In recent years, Deep Neural Networks (DNNs) have had a dramatic impact on a
variety of problems that were long considered very difficult, e. g., image
classification and automatic language translation to name just a few. The
accuracy of modern DNNs in classification tasks is remarkable indeed. At the
same time, attackers have devised powerful methods to construct
specially-crafted malicious inputs (often referred to as adversarial examples)

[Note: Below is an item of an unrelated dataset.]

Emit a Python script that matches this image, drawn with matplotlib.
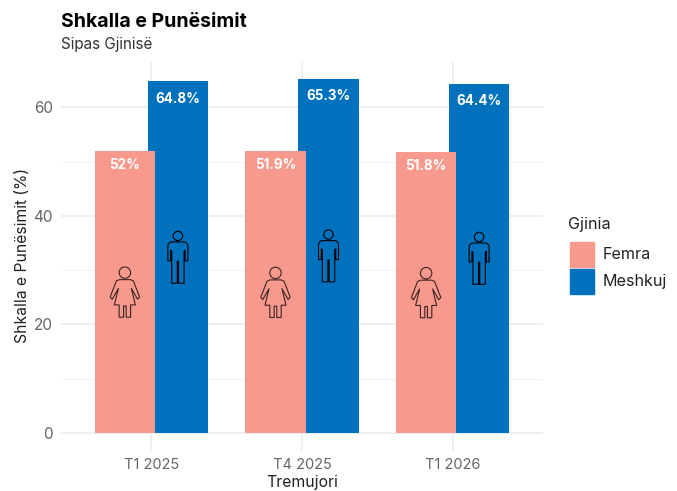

that can trick DNNs into mis-classifying them. What is worse is that despite
the many defense mechanisms proposed to protect DNNs against adversarial
attacks, attackers are often able to circumvent these defenses, rendering them
useless. This state of affairs is extremely worrying, especially since machine
learning systems get adopted at scale.
In this paper, we propose a scientific evaluation methodology aimed at
assessing the quality, efficacy, robustness and efficiency of randomized
defenses to protect DNNs against adversarial examples. Using this methodology,
we evaluate a variety of defense mechanisms. In addition, we also propose a
defense mechanism we call Randomly Perturbed Ensemble Neural Networks (RPENNs).
We provide a thorough and comprehensive evaluation of the considered defense
mechanisms against a white-box attacker model, six different adversarial attack
methods and using the ILSVRC2012 validation data set.